Court Finds Free Speech OK, Just Not In Elections By Johnathan R.
The other potential title of this post is: “Why John McCain Is Not Fit to Be President.” The collusion among all 3 branches of government in restricting Americans’ right to air their opinions during election season – the Congress for passing, the President for signing and the Supreme Court for upholding McCain-Feingold – was one of the most egregious displays of limiting our civil liberties in this nation’s history (the Court, plainly, was manifestly wrong). Now another court has ruled in a way that challenges McCain-Feingold, but upholds its overall legitimacy.
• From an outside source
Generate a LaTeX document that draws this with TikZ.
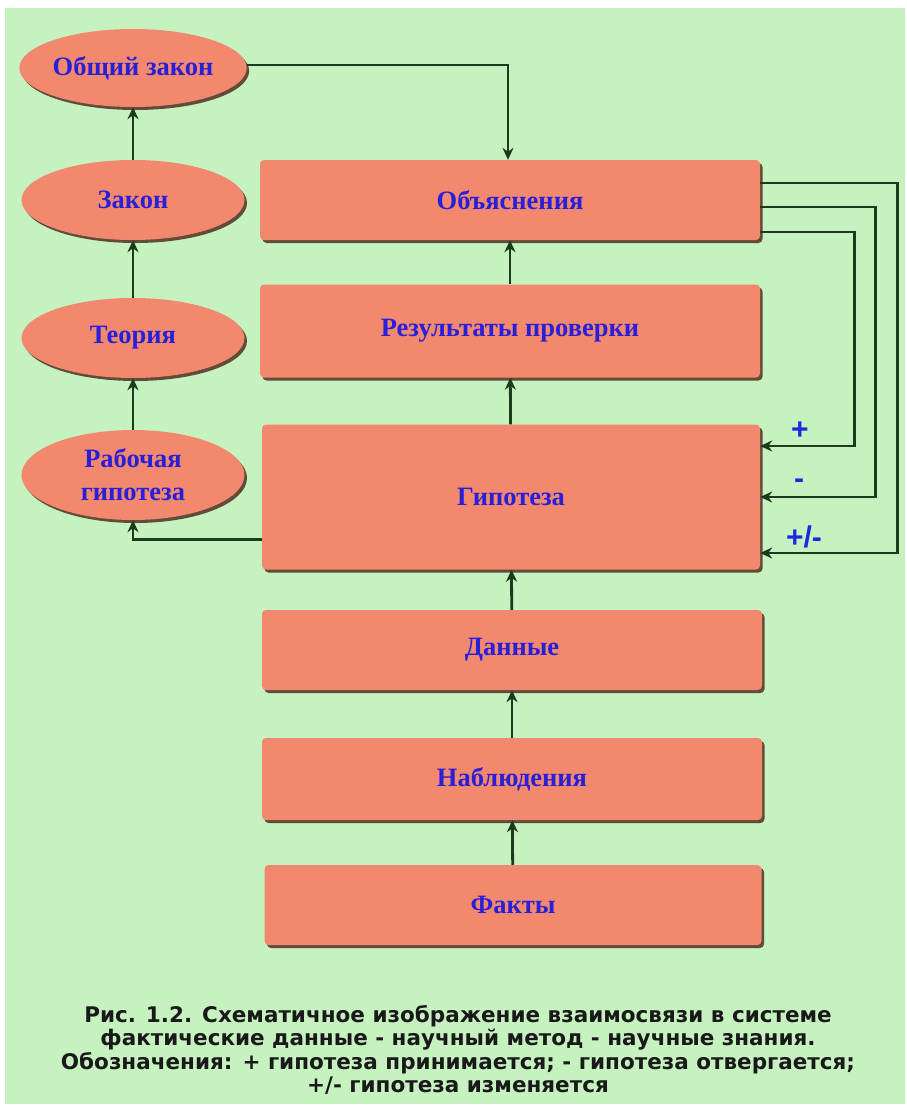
\documentclass[tikz,border=0pt]{standalone}
\usepackage{fontspec}
\setmainfont{Liberation Serif}
\newfontfamily\capfont{DejaVu Sans}
\newfontfamily\labfont{Liberation Sans}
\usetikzlibrary{shapes.geometric,shadows,arrows.meta}
\definecolor{bg}{HTML}{C6F2C0}
\definecolor{boxc}{HTML}{F2896F}
\definecolor{txt}{HTML}{2A1FD8}
\definecolor{lbl}{HTML}{1A2AE0}
\definecolor{ln}{HTML}{1C3A1C}
\definecolor{shd}{HTML}{4A2216}
\begin{document}
\begin{tikzpicture}[x=1pt,y=-1pt,
  shadowed/.style={drop shadow={shadow xshift=2.5pt, shadow yshift=-3pt, fill=shd, opacity=0.8}},
  stepbox/.style={rectangle, rounded corners=4pt, fill=boxc, shadowed, inner sep=0pt,
    font=\bfseries\fontsize{26.5}{28}\selectfont, text=txt},
  oval/.style={ellipse, fill=boxc, shadowed, inner sep=0pt, minimum width=223pt,
    align=center, font=\bfseries\fontsize{26.5}{28}\selectfont, text=txt},
  arr/.style={draw=ln, line width=2.8pt, -{Stealth[length=12pt,width=11pt]}},
  sign/.style={font=\labfont\bfseries\fontsize{30}{30}\selectfont, text=lbl}
]
\fill[white] (0,0) rectangle (907,1106);
\fill[bg] (5,8) rectangle (905,1104);
\useasboundingbox (0,0) rectangle (907,1106);

% boxes
\node[stepbox, minimum width=500pt, minimum height=80pt] (obj) at (510,200) {Объяснения};
\node[stepbox, minimum width=500pt, minimum height=93pt] (res) at (510,331) {Результаты проверки};
\node[stepbox, minimum width=498pt, minimum height=145pt] (gip) at (511,497) {Гипотеза};
\node[stepbox, minimum width=500pt, minimum height=80pt] (dan) at (512,650) {Данные};
\node[stepbox, minimum width=500pt, minimum height=82pt] (nab) at (512,779) {Наблюдения};
\node[stepbox, minimum width=497pt, minimum height=80pt] (fac) at (513,905) {Факты};

% ellipses
\node[oval, minimum height=78pt] (oz) at (133,68) {Общий закон};
\node[oval, minimum height=80pt] (zak) at (133,200) {Закон};
\node[oval, minimum height=80pt] (teo) at (133,338) {Теория};
\node[oval, minimum height=90pt] (rab) at (133,475) {Рабочая\\[5pt]гипотеза};

% vertical arrows
\draw[arr] (fac) -- (nab);
\draw[arr] (nab) -- (dan);
\draw[arr] (dan) -- (gip);
\draw[arr] (gip) -- (res);
\draw[arr] (res) -- (obj);
\draw[arr] (rab) -- (teo);
\draw[arr] (teo) -- (zak);
\draw[arr] (zak) -- (oz);

% general law to explanations
\draw[arr] ([yshift=3pt]oz.east) -| ([xshift=-2pt]obj.north);

% hypothesis to working hypothesis
\draw[arr] ([yshift=30pt]gip.south west) -| (rab.south);

% feedback lines
\draw[arr] ([yshift=17pt]obj.east) -- ++(137,0) |- ([yshift=-56pt]gip.east);
\draw[arr] ([yshift=-7pt]obj.east) -- ++(115,0) |- (gip.east);
\draw[arr] ([yshift=-32pt]obj.east) -- ++(94,0) |- ([yshift=51pt]gip.east);

\node[sign] (plus) at (800,431) {+};
\node[sign] (minus) at (799,484) {-};
\node[sign] (pm) at (804,537) {+/-};

% caption
\node[align=center, text=black!90, font=\capfont\bfseries\fontsize{21.5}{23.5}\selectfont] (cap) at (458,1050)
{Рис. 1.2. Схематичное изображение взаимосвязи в системе\\
фактические данные - научный метод - научные знания.\\
Обозначения: + гипотеза принимается; - гипотеза отвергается;\\
+/- гипотеза изменяется};
\end{tikzpicture}
\end{document}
A federal court on Thursday loosened restrictions on corporations, unions and other special interest groups that run political advertising in peak election season.
The 2-1 ruling said groups may mention candidates by name in commercials as long as they are trying to influence public policy, rather than sway an election.
The ruling came in a challenge to the so-called McCain Feingold law designed to reduce the influence of big money in political campaigns. The law banned groups from using unrestricted money to run advertisements that name candidates two months before a general election or one month before a primary.
Some lawmakers have predicted such a ruling would create a loophole in the 2002 law. The case automatically heads to the Supreme Court for review.
Got that? Freedom of speech is OK, so long as the speech in question is not intended to sway an election. Excuse me, but what the hell else is the point of free speech if not to sway an election? This legalistic hair-splitting, which affirms the right of the government to silence critics, demonstrates just how dangerous McCain-Feingold is.